Grooving down the helix

UPTON, NY — A team of scientists from the U.S. Department of Energy’s (DOE) Brookhaven National Laboratory, Harvard University, and the Indian Institute of Science has made a major step in understanding how molecules locate the genetic information in DNA that is necessary to carry out important biological processes. The research, published in the December 1, 2009 edition of Nature Structural & Molecular Biology, confirms that many proteins responsible for interacting at specific sites on DNA find their targets by sliding along one of the grooves of the DNA double helix in a spiraling fashion.

“Essentially, proteins that search for specific information spin down the double helix of the DNA, like traveling along the threads of a screw, until they locate their target,” said co-author Walter Mangel, a Brookhaven biophysicist.

This research provides experimental proof of a recent theory put forth by the team and could lead to new ways to alter the behavior of DNA-binding proteins, which are responsible for replicating and repairing DNA, and for turning genes on and off.

For decades, scientists have known that proteins searching for genetic sequences are able to locate them at rates much faster than expected. They found that rather than moving around the entire three-dimensional space inside a cell, they moved in one-dimension, along DNA molecules. The Harvard group showed, in 2006, that the proteins slide back and forth in direct contact with the DNA as part of the search for specific sequences.

Until now, however, the exact nature of the path these molecules take along the DNA has not been known. Competing biological models assert that the proteins either move in a straight line parallel to the DNA axis or trace more complex helical paths, following a strand or groove of DNA around that axis.

One challenge is that the very fine and quick motions occur at extremely small space and time scales. This means that the precise motions of a DNA-binding molecule are difficult to observe directly. So the researchers used indirect methods to determine the protein’s path.

With a special fluorescence microscope, collaborating scientists led by Sunney Xie at Harvard University observed single protein molecules labeled with a fluorescent dye binding to and then sliding along the DNA. Although they could not see the exact path the molecules were sliding on, they could measure how fast the molecules were going.

Depending on how a protein moves along a DNA axis — either in a linear or helical pattern — it will encounter different degrees of resistance, as shown in the earlier paper. If protein motion is linear, its speed will decrease proportionately as its radius increases. If a protein exhibits helical motion, it will experience additional friction and its speed will decrease much faster as its radius increases.

Using a human DNA repair protein as a test for the protein rotation model, Paul Blainey, now at Stanford University, found the latter case to be true. When he increased the size of the protein, the rate of motion decreased much more rapidly than it would have for a simple linear motion.

Relying on the same technique, the group went on to analyze the diffusion rates of eight different proteins of various sizes. These molecules had highly diverse functions ? such as DNA replication, cleavage, and repair ? and DNA-binding mechanisms. They were also taken from a range of organisms, including mammals, bacteria, and human viruses.

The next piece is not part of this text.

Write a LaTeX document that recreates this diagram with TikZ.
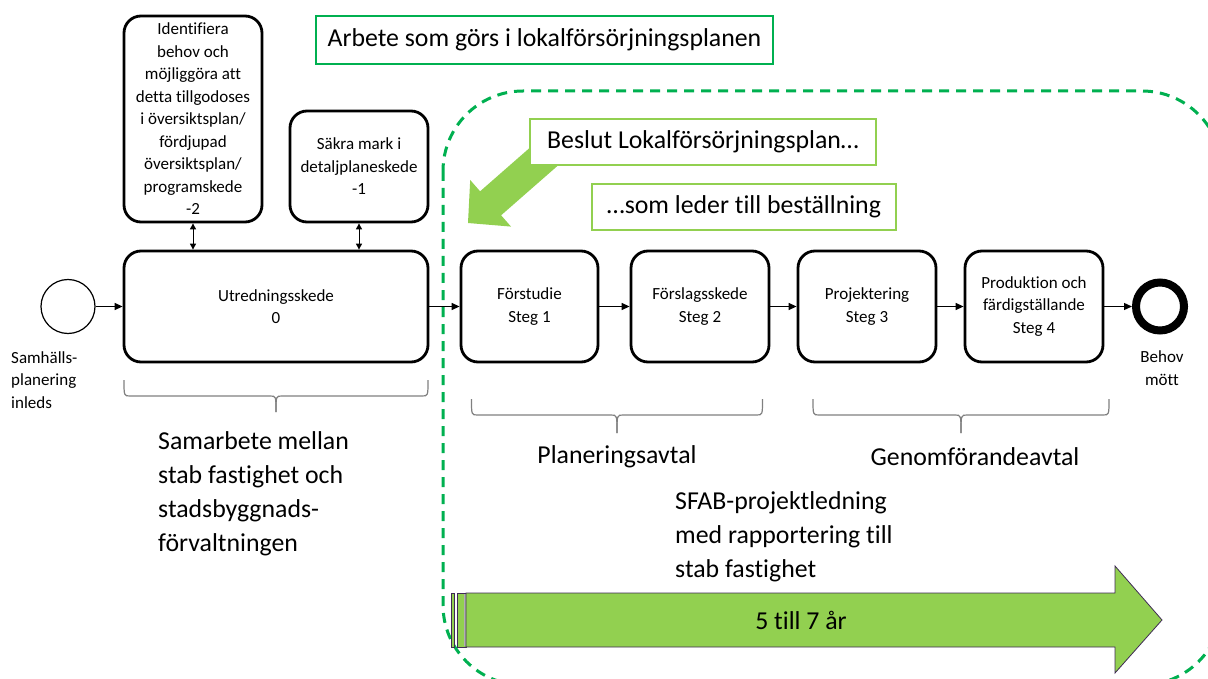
\documentclass[tikz,border=0pt]{standalone}
\usepackage{fontspec}
\setmainfont{Carlito}[Ligatures=CommonOff]
\usetikzlibrary{arrows.meta}
\definecolor{dgreen}{HTML}{00B050}
\definecolor{lgreen}{HTML}{92D050}
\definecolor{apurple}{HTML}{3F2A55}
\definecolor{bracegray}{HTML}{808080}
\newcommand{\boxfont}{\fontsize{17}{22.5}\selectfont}
\newcommand{\bigfont}{\fontsize{25.8}{34}\selectfont}
\begin{document}
\begin{tikzpicture}[x=1pt,y=-1pt,
 stage/.style={draw, line width=2.8pt, rounded corners=17pt, align=center, font=\boxfont, inner sep=2pt, fill=white},
 conn/.style={-{Triangle[length=8pt,width=7pt]}, line width=1.3pt},
 dbl/.style={{Triangle[length=6pt,width=6pt]}-{Triangle[length=6pt,width=6pt]}, line width=1pt},
 lbl/.style={font=\boxfont, align=left, inner sep=0pt},
 big/.style={font=\bigfont, align=left, inner sep=0pt},
 gbox/.style={draw=dgreen, line width=1.5pt, fill=white, font=\bigfont, inner sep=0pt},
 lbox/.style={draw=lgreen, line width=1.5pt, fill=white, font=\bigfont, inner sep=0pt},
 bracepath/.style={draw=bracegray, line width=1.2pt},
 phase/.style={dgreen, line width=3pt, dash pattern=on 10pt off 7pt, rounded corners=80pt},
 bigarrow/.style={fill=lgreen, draw=apurple, line width=0.8pt},
]
\useasboundingbox (0,0) rectangle (1208,679);
\clip (0,0) rectangle (1208,679);

% dashed phase frame
\draw[phase] (443,91) rectangle (1222,685);

% green diagonal arrow
\fill[lgreen] (468,223) -- (470.2,180) -- (480.1,191.3) -- (536.5,141.9) -- (557.5,165.9) -- (501.1,215.3) -- (511,226.6) -- cycle;

% text boxes
\node[gbox, minimum width=457pt, minimum height=48pt] (arbete) at (544.5,40) {Arbete som görs i lokalförsörjningsplanen};
\node[lbox, minimum width=346pt, minimum height=46pt] (beslut) at (703,142) {Beslut Lokalförsörjningsplan…};
\node[lbox, minimum width=304pt, minimum height=46pt] (leder) at (744,207) {…som leder till beställning};

% stages
\node[stage, minimum width=304pt, minimum height=111pt] (utr) at (276,306.5) {Utredningsskede\\0};
\node[stage, minimum width=138pt, minimum height=206pt] (idf) at (193,119) {Identifiera\\behov och\\möjliggöra att\\detta tillgodoses\\i översiktsplan/\\fördjupad\\översiktsplan/\\programskede\\-2};
\node[stage, minimum width=138pt, minimum height=111pt] (sakra) at (359,166.5) {Säkra mark i\\detaljplaneskede\\-1};
\node[stage, minimum width=137pt, minimum height=111pt] (fst) at (529.5,306.5) {Förstudie\\Steg 1};
\node[stage, minimum width=138pt, minimum height=111pt] (fsl) at (700,306.5) {Förslagsskede\\Steg 2};
\node[stage, minimum width=138pt, minimum height=111pt] (proj) at (867,306.5) {Projektering\\Steg 3};
\node[stage, minimum width=138pt, minimum height=111pt] (prod) at (1034,306.5) {Produktion och\\färdigställande\\Steg 4};

% events
\node[draw, circle, line width=1.2pt, minimum size=54pt, inner sep=0pt] (start) at (68,306.5) {};
\node[draw, circle, line width=8pt, minimum size=48pt, inner sep=0pt] (end) at (1160,306.5) {};
\node[lbl, anchor=west] (startlbl) at (11,380) {Samhälls-\\planering\\inleds};
\node[lbl, align=center] (endlbl) at (1162,368) {Behov\\mött};

% connectors
\draw[conn] (start) -- (utr);
\draw[conn] (utr) -- (fst);
\draw[conn] (fst) -- (fsl);
\draw[conn] (fsl) -- (proj);
\draw[conn] (proj) -- (prod);
\draw[conn] (prod) -- (end);
\draw[dbl] (idf.south) -- (idf.south |- utr.north);
\draw[dbl] (sakra.south) -- (sakra.south |- utr.north);

% braces
\draw[bracepath] (124,380) .. controls (124,396) .. (130,396) -- (270,396) .. controls (276,396) .. (276,412);
\draw[bracepath] (428,380) .. controls (428,396) .. (422,396) -- (282,396) .. controls (276,396) .. (276,412);
\draw[bracepath] (471.5,399) .. controls (471.5,415) .. (477.5,415) -- (611,415) .. controls (617,415) .. (617,433);
\draw[bracepath] (762.5,399) .. controls (762.5,415) .. (756.5,415) -- (623,415) .. controls (617,415) .. (617,433);
\draw[bracepath] (813,399) .. controls (813,415) .. (819,415) -- (955,415) .. controls (961,415) .. (961,433);
\draw[bracepath] (1109,399) .. controls (1109,415) .. (1103,415) -- (967,415) .. controls (961,415) .. (961,433);

% labels
\node[big, anchor=west] (samarb) at (158,494) {Samarbete mellan\\stab fastighet och\\stadsbyggnads-\\förvaltningen};
\node[big] (plan) at (617,457) {Planeringsavtal};
\node[big] (genom) at (975,457) {Genomförandeavtal};
\node[big, anchor=west] (sfab) at (675,537) {SFAB-projektledning\\med rapportering till\\stab fastighet};

% 5 till 7 år arrow
\draw[bigarrow] (451,593) rectangle (454.5,647);
\draw[bigarrow] (457,593) rectangle (466,647);
\draw[gray!60, line width=2pt] (464.5,594) -- (464.5,646);
\draw[bigarrow] (466,593) -- (1115,593) -- (1115,566) -- (1162,620) -- (1115,673) -- (1115,647) -- (466,647) -- cycle;
\node[big] (years) at (801,620) {5 till 7 år};
\end{tikzpicture}
\end{document}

The researchers observed the same pattern: The speed of each protein decreased dramatically as its radius increased, as predicted by the theory for helical sliding.

“The data present strong evidence that proteins seek out targeted DNA sequences by spinning down the helix rather than linearly sliding along its axis,” said Biman Bigachi, a co-author from the Indian Institute of Science.

This work validates the new equation for describing and predicting the motion of protein molecules along strands of DNA with a higher degree of accuracy than ever before. It enhances the possibilities of future research in understanding and manipulating the DNA-binding and sliding behavior of proteins.

Said Mangel, “By being able to predict the DNA sliding rate of a protein, one could alter the size of a protein and thereby alter its sliding rate. For example, certain viral proteins need to slide along DNA in order to cause infection. A small protein could be designed to bind to the viral protein to slow down its sliding rate. This might be a useful means to block a virus infection.”

This research was funded by the National Institute of Allergy and Infectious Diseases, part of the National Institutes of Health, the National Science Foundation, and the Department of Science and Technology of India.